Conner graduated from West Point in 1898, served under General John Pershing in World War I, and retired as a major general in 1938. Yet most notably, during his four decades in the Army and even after, he helped shape the careers and outlooks of Eisenhower and Marshall, as well as, interestingly enough, George Patton.

Hence the title of an admiring 2010 monograph by Army veteran and former West Point professor Edward Cox, Grey Eminence: Fox Conner and the Art of Mentorship. As Cox writes, Conner took Eisenhower, 16 years his junior, under his wing when they were both stationed in the Panama Canal Zone in the early 1920s:

After a long day’s work, Conner and Ike would read biographies of Civil War generals and spend long hours discussing their decisions. Frequently their conversations would continue after dinner long into the night. Conner assigned the writings of the Prussian theorist Carl von Clausewitz, still a military staple, on three separate occasions. Each time he would question Ike about the meanings and conclusions of Clausewitz’s seminal work, On War.

Yet Conner had more on his mind than just the strategy of war; he also wanted to teach Ike about the necessary context for a successful war:

Conner would often talk about the signing ceremony of the Treaty of Versailles. …[He] was convinced that the structure of the treaty ending World War I all but guaranteed another war. He theorized that it would happen within a quarter century, and he presciently understood that the next war would be fought, as the last one had, with allies.

Thus Conner hammered the point that a country needs allies: “Having seen firsthand the difficulties that allied warfare posed in his time on Pershing’s staff, Conner was determined to pass on the lessons he had learned.”

At the end of their time together, in 1924, Conner’s official evaluation rated his subordinate as “one of the most capable, efficient, and loyal officers I have ever met.”

The warm Conner-Eisenhower relationship continued over the coming decades, even past Conner’s retirement. And sure enough, during that next war which Conner had predicted, on July 4, 1942, Eisenhower wrote to his old teacher:

More and more in the last few days my mind has turned back to you and to the days when I was privileged to serve intimately under your wise counsel and leadership. I cannot tell you how much I would appreciate, at this moment, an opportunity for an hour’s discussion with you on problems that constantly beset me.

By then, Ike was in London, commanding Allied forces in Europe, soon to gain his third star—to be followed, of course, by a fourth and a fifth star. As commander, Ike knew how to move armies around, and yet, just as importantly, he was also a master diplomat and negotiator, dealing with the likes of Churchill and de Gaulle.

We’ll never know what would have happened to the U.S. if we had somehow fought World War II without allies, or with only weak alliances—but happily, we never had to find out.

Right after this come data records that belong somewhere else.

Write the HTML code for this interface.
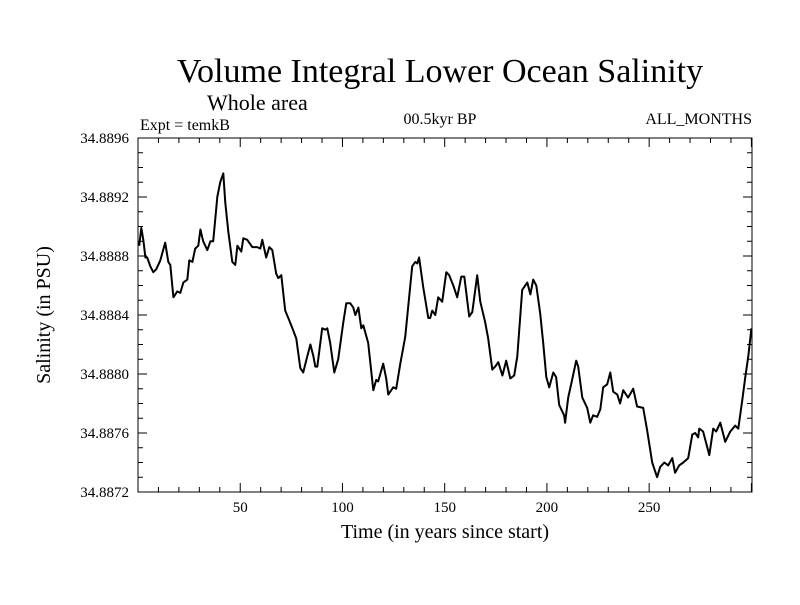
<!DOCTYPE html>
<html><head><meta charset="utf-8"><style>
body{margin:0;background:#fff}
svg text{font-family:"Liberation Serif",serif;fill:#000}
</style></head><body>
<svg id="chart" width="800" height="600" xmlns="http://www.w3.org/2000/svg">
<text x="440" y="82" font-size="34" text-anchor="middle">Volume Integral Lower Ocean Salinity</text>
<text x="207" y="110" font-size="22">Whole area</text>
<text x="140" y="130" font-size="16">Expt = temkB</text>
<text x="440" y="124" font-size="16" text-anchor="middle">00.5kyr BP</text>
<text x="752" y="124" font-size="16" text-anchor="end">ALL_MONTHS</text>
<text x="445" y="538" font-size="20" text-anchor="middle">Time (in years since start)</text>
<text x="0" y="0" font-size="20" text-anchor="middle" transform="translate(50,315) rotate(-90)">Salinity (in PSU)</text>
<g id="axes"></g>
</svg>
<script>
const years=[0.6,1.6,2.6,3.6,4.5,6.0,7.5,8.9,10.9,13.3,14.8,15.8,17.3,19.2,20.7,22.2,24.1,25.1,26.6,28.0,29.5,30.5,31.9,33.9,35.4,36.8,38.8,40.2,41.7,42.7,44.2,46.1,47.6,48.6,50.5,51.5,53.4,55.9,58.3,59.8,60.8,62.7,64.2,65.7,67.6,68.6,70.1,72.0,73.5,75.5,77.4,79.4,80.8,82.8,84.3,85.8,86.7,87.7,90.1,91.6,92.6,94.0,96.0,97.9,100.4,101.9,103.8,105.3,106.3,107.8,109.2,110.2,112.6,115.1,116.5,117.5,119.9,121.4,122.4,124.8,126.3,128.3,130.7,134.1,135.6,136.6,137.5,139.5,142.0,142.9,143.9,145.4,146.8,148.8,150.8,152.2,154.2,156.1,158.1,159.6,162.0,163.5,165.9,167.4,169.8,171.3,173.3,174.7,176.2,178.2,180.1,182.1,184.0,185.5,187.9,190.4,191.9,193.3,194.8,196.7,198.2,199.7,201.1,203.1,204.5,206.0,208.4,208.9,210.4,212.3,214.3,215.3,217.3,219.7,221.2,222.6,224.6,226.1,227.5,229.5,231.0,232.4,234.4,235.8,237.3,239.7,242.2,244.1,247.1,249.0,251.5,253.9,255.4,257.4,259.3,261.3,262.7,264.7,266.7,269.1,271.1,272.5,274.0,274.5,276.4,277.9,279.4,281.3,282.8,284.8,287.2,289.7,292.1,293.6,295.5,297.0,298.5,300.0];
const salinity=[34.88887,34.88899,34.88891,34.88879,34.88879,34.88873,34.88869,34.88871,34.88877,34.88889,34.88876,34.88874,34.88852,34.88856,34.88855,34.88862,34.88864,34.88877,34.88876,34.88885,34.88887,34.88898,34.88890,34.88884,34.88890,34.88890,34.88920,34.88930,34.88936,34.88916,34.88896,34.88876,34.88874,34.88887,34.88883,34.88892,34.88891,34.88886,34.88886,34.88885,34.88891,34.88879,34.88886,34.88884,34.88868,34.88865,34.88867,34.88843,34.88838,34.88831,34.88824,34.88804,34.88801,34.88812,34.88820,34.88812,34.88805,34.88805,34.88831,34.88830,34.88831,34.88821,34.88801,34.88810,34.88835,34.88848,34.88848,34.88845,34.88840,34.88845,34.88831,34.88833,34.88821,34.88789,34.88796,34.88795,34.88807,34.88797,34.88786,34.88791,34.88790,34.88807,34.88825,34.88873,34.88876,34.88875,34.88879,34.88859,34.88838,34.88838,34.88843,34.88840,34.88852,34.88849,34.88869,34.88867,34.88860,34.88852,34.88866,34.88866,34.88839,34.88842,34.88867,34.88849,34.88835,34.88824,34.88803,34.88805,34.88808,34.88799,34.88809,34.88797,34.88799,34.88812,34.88857,34.88862,34.88854,34.88864,34.88860,34.88841,34.88821,34.88798,34.88791,34.88801,34.88798,34.88779,34.88772,34.88767,34.88784,34.88796,34.88809,34.88805,34.88784,34.88777,34.88767,34.88772,34.88771,34.88776,34.88791,34.88793,34.88801,34.88788,34.88786,34.88780,34.88789,34.88784,34.88790,34.88778,34.88777,34.88762,34.88740,34.88730,34.88737,34.88740,34.88738,34.88743,34.88733,34.88738,34.88740,34.88743,34.88759,34.88760,34.88757,34.88763,34.88761,34.88753,34.88745,34.88763,34.88761,34.88767,34.88754,34.88761,34.88765,34.88763,34.88782,34.88798,34.88812,34.88831];
const xTickLabels=["50","100","150","200","250"];
const xTickValues=[50,100,150,200,250];
const yTickLabels=["34.8872","34.8876","34.8880","34.8884","34.8888","34.8892","34.8896"];
const yTickValues=[34.8872,34.8876,34.8880,34.8884,34.8888,34.8892,34.8896];

const L=138,R=752,T=138,B=492,X0=0,X1=300.3,Y0=34.8872,Y1=34.8896;
const sx=v=>L+(v-X0)/(X1-X0)*(R-L);
const sy=v=>B-(v-Y0)/(Y1-Y0)*(B-T);
const NS="http://www.w3.org/2000/svg";
const g=document.getElementById('axes');
function mk(tag,attrs){const e=document.createElementNS(NS,tag);for(const k in attrs)e.setAttribute(k,attrs[k]);g.appendChild(e);return e;}

const frame=mk('rect',{x:L,y:T,width:R-L,height:B-T,fill:'none',stroke:'#000','stroke-width':1});



// minor x ticks every 10 years
for(let v=10;v<X1;v+=10){
  const major=v%50===0, len=major?9:5, x=sx(v);
  const t1=mk('line',{x1:x,x2:x,y1:B,y2:B-len,stroke:'#000'});
  
  
  const t2=mk('line',{x1:x,x2:x,y1:T,y2:T+len,stroke:'#000'});
  
  
}
xTickValues.forEach((v,i)=>{
  const t=mk('text',{x:sx(v),y:B+20,'font-size':15,'text-anchor':'middle'});
  t.textContent=xTickLabels[i];
  
  
});
for(let k=1;k<24;k++){
  const v=Y0+k*0.0001, major=k%4===0, len=major?9:5, y=sy(v);
  const t1=mk('line',{x1:L,x2:L+len,y1:y,y2:y,stroke:'#000'});
  
  
  const t2=mk('line',{x1:R,x2:R-len,y1:y,y2:y,stroke:'#000'});
  
  
}
yTickValues.forEach((v,i)=>{
  const t=mk('text',{x:L-9,y:sy(v)+5,'font-size':15,'text-anchor':'end'});
  t.textContent=yTickLabels[i];
  
  
});
const d=years.map((yr,i)=>(i?'L':'M')+sx(yr).toFixed(1)+','+sy(salinity[i]).toFixed(1)).join(' ');
const line=mk('path',{d:d,fill:'none',stroke:'#000','stroke-width':2,'stroke-linejoin':'round'});


</script>
</body></html>
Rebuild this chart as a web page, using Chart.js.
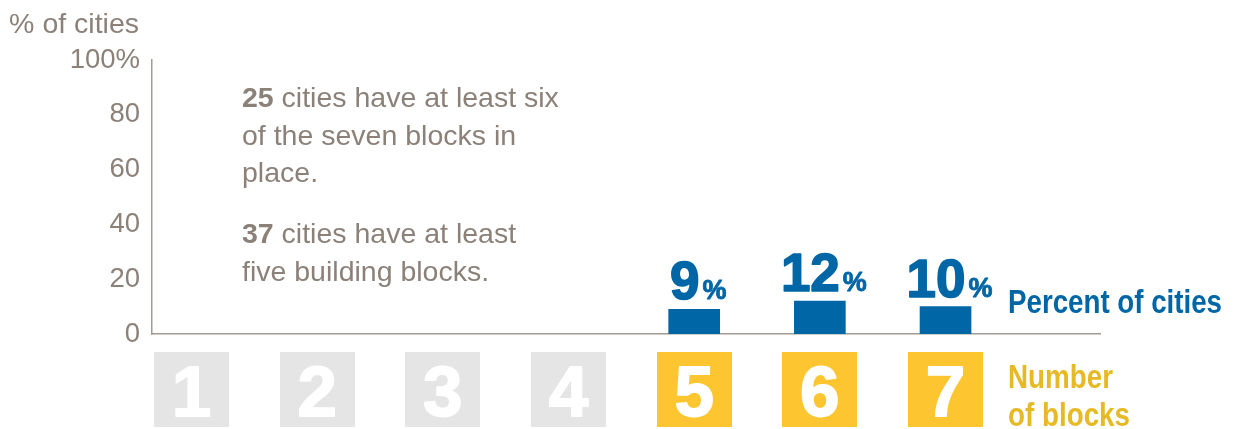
<!DOCTYPE html>
<html>
<head>
<meta charset="utf-8">
<script src="https://cdn.jsdelivr.net/npm/chart.js@4/dist/chart.umd.min.js"></script>
<style>
  html, body { margin: 0; padding: 0; background: #ffffff; }
  #wrap { position: relative; width: 1238px; height: 429px; }
</style>
</head>
<body>
<div id="wrap"><canvas id="c"></canvas></div>
<script>
// ---- data ----
const blocks = [1, 2, 3, 4, 5, 6, 7];
const percentOfCities = [null, null, null, null, 9, 12, 10];
const yTicks = [0, 20, 40, 60, 80, 100];
const yTitle = '% of cities';
const seriesLabel = 'Percent of cities';
const categoryTitle = ['Number', 'of blocks'];
const noteBold = ['25', '37'];
const noteLines = [
  [' cities have at least six', 'of the seven blocks in', 'place.'],
  [' cities have at least', 'five building blocks.']
];

// ---- styles ----
const FONT = '"Liberation Sans", Arial, Helvetica, sans-serif';
const GREY_TEXT = '#8b8178';
const AXIS = '#a39a92';
const BLUE = '#0066a6';
const YELLOW = '#fdc530';
const YELLOW_TEXT = '#e6b925';
const GREY_BOX = '#e5e5e5';

function heavyText(ctx, text, x, y, color, stroke) {
  ctx.fillStyle = color;
  ctx.strokeStyle = color;
  ctx.lineWidth = stroke;
  ctx.lineJoin = 'round';
  ctx.fillText(text, x, y);
  ctx.strokeText(text, x, y);
}

const decorations = {
  id: 'decorations',
  afterDatasetsDraw(chart) {
    const ctx = chart.ctx;
    const area = chart.chartArea;
    const xs = chart.scales.x;
    ctx.save();

    // axis title
    ctx.font = '28.5px ' + FONT;
    ctx.fillStyle = GREY_TEXT;
    ctx.textAlign = 'right';
    ctx.textBaseline = 'alphabetic';
    ctx.fillText(yTitle, area.left - 13, 33);

    // notes
    ctx.textAlign = 'left';
    const nx = area.left + 90;
    const noteBase = [[area.top + 47, area.top + 84.5, area.top + 122], [area.top + 183, area.top + 220.5]];
    noteLines.forEach((lines, p) => {
      lines.forEach((line, li) => {
        let x = nx;
        const y = noteBase[p][li];
        if (li === 0) {
          ctx.font = 'bold 28.5px ' + FONT;
          ctx.fillText(noteBold[p], x, y);
          x += ctx.measureText(noteBold[p]).width;
        }
        ctx.font = '28.5px ' + FONT;
        ctx.fillText(line, x, y);
      });
    });

    // value labels above bars
    const meta = chart.getDatasetMeta(0);
    meta.data.forEach((el, i) => {
      const v = percentOfCities[i];
      if (v === null || v === undefined) return;
      const num = String(v);
      ctx.font = 'bold 53px ' + FONT;
      const w1 = ctx.measureText(num).width;
      ctx.font = 'bold 27px ' + FONT;
      const w2 = ctx.measureText('%').width;
      const total = w1 + 3 + w2;
      const sx = el.x + 4 - total / 2;
      const by = el.y - 10;
      ctx.textAlign = 'left';
      ctx.font = 'bold 53px ' + FONT;
      heavyText(ctx, num, sx, by, BLUE, 1.6);
      ctx.font = 'bold 27px ' + FONT;
      heavyText(ctx, '%', sx + w1 + 3, by, BLUE, 0.8);
    });

    // block number boxes (category labels)
    blocks.forEach((b, i) => {
      const cx = xs.getPixelForValue(b);
      const on = percentOfCities[i] !== null && percentOfCities[i] !== undefined;
      ctx.fillStyle = on ? YELLOW : GREY_BOX;
      ctx.fillRect(Math.round(cx - 37.5), area.bottom + 18, 75, 75);
      ctx.font = 'bold 71px ' + FONT;
      ctx.textAlign = 'center';
      ctx.textBaseline = 'alphabetic';
      heavyText(ctx, String(b), cx, area.bottom + 82, '#ffffff', 1.8);
    });

    // right-hand labels (condensed via maxWidth)
    ctx.textAlign = 'left';
    ctx.font = 'bold 33px ' + FONT;
    ctx.fillStyle = BLUE;
    ctx.fillText(seriesLabel, area.right - 92, area.bottom - 21, 214);
    ctx.fillStyle = YELLOW_TEXT;
    ctx.fillText(categoryTitle[0], area.right - 92, area.bottom + 54, 105);
    ctx.fillText(categoryTitle[1], area.right - 92, area.bottom + 92, 122);

    ctx.restore();
  }
};

new Chart(document.getElementById('c'), {
  type: 'bar',
  data: {
    datasets: [{
      label: seriesLabel,
      data: blocks.map((b, i) => ({ x: b, y: percentOfCities[i] })),
      backgroundColor: BLUE,
      borderWidth: 0,
      barThickness: 51
    }]
  },
  options: {
    responsive: true,
    maintainAspectRatio: false,
    animation: false,
    layout: { padding: { left: 0, top: 60, right: 138, bottom: 95 } },
    plugins: { legend: { display: false }, tooltip: { enabled: false } },
    scales: {
      x: {
        type: 'linear',
        offset: false,
        min: 0.686,
        max: 8.229,
        grid: { display: false, drawTicks: false, offset: false },
        border: { display: true, color: AXIS, width: 1.5 },
        ticks: { display: false },
        afterFit(scale) { scale.height = 0; }
      },
      y: {
        min: 0,
        max: 100,
        grid: { display: false, drawTicks: false },
        border: { display: true, color: AXIS, width: 1.5 },
        afterBuildTicks(scale) { scale.ticks = yTicks.map(v => ({ value: v })); },
        ticks: {
          padding: 12,
          color: GREY_TEXT,
          font: { family: FONT, size: 27.5 },
          callback: v => (v === 100 ? v + '%' : String(v))
        },
        afterFit(scale) { scale.width = 152; }
      }
    }
  },
  plugins: [decorations]
});
</script>
</body>
</html>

Many years later, Eisenhower said of Conner, “In sheer ability and character, he was the outstanding soldier of my time.” For his part, Marshall “would maintain that he owed his greatest debts to the lessons he learned from Fox Conner.” Fittingly, in the conclusion to his monograph Cox writes, “Today it is time for a new generation of leaders to learn from and follow Conner’s example.”

In this spirit, nearly 70 years after his death, and with America moving closer toward war, perhaps we all should revisit those three key “Conner Principles”: never fight unless you have to. Never fight alone. Never fight for long.

We can quickly observe that the Confederate States of America, for which Conner’s father had fought, had violated all three of these principles: it fought a war of secession that it didn’t have to fight; it fought alone (no European country was going to join with a slave-holding society); and it fought for too long (30 percent of Southern white men, aged 18–40, died in the war).

Thus we might surmise that Conner incorporated life lessons, learned from his own Lost Cause background, into the formulation of larger, timeless pearls—about the need for good judgment in launching a conflict, about the need for equally good judgment in managing alliances, and about the need for a realistic vision of victory.

Now to the U.S. and Iran in 2020. Is the Trump administration keeping the Conner Principles in mind? For instance, how many countries are on our side? And if we don’t have allies, and an effective alliance, can we realistically expect to succeed in a military campaign? Just as importantly, can we succeed diplomatically and strategically?

Yes, of course, we can bomb Iran for a while, but we bombed North Vietnam for a long time too—and still failed. The lesson is this: if the foe has more patience and durability than we have, the foe wins. In Bruce Springsteen’s “Born in the USA”—that 1984 song whose melody sounds like an anthem, but whose lyrics are, in fact, a dirge—Springsteen describes this simple reality:

I had a brother at Khe Sanh fighting off the Viet Cong

They’re still there, he’s all gone …

Yes, they’re still there in Vietnam, and the U.S. is gone. Could that soon be said as well of any ambitious U.S. military action against Iran? Could it be that in a few years, after all the explosions and body bags and trillions in wasted treasure, there’s no evidence that we accomplished anything—only gaping craters, lost lives, and squandered resources?

So we come back to the wisdom of the Conner Principles: are we fighting a war we don’t have to fight? Are we fighting alone? Are we fighting forever? That is, are we fighting, as Donald Trump himself has railed against in the past, a “forever war”?  

If we can’t answer those questions satisfactorily, then maybe we shouldn’t be fighting at all.

As we have seen, Conner was no pacifist, and neither were his famous pupils. Yet depending on the situation, those realists, Eisenhower and Marshall, sometimes opted for peace, not war.

So now today, a Connerian analysis of Iran leads to a judgment—against war.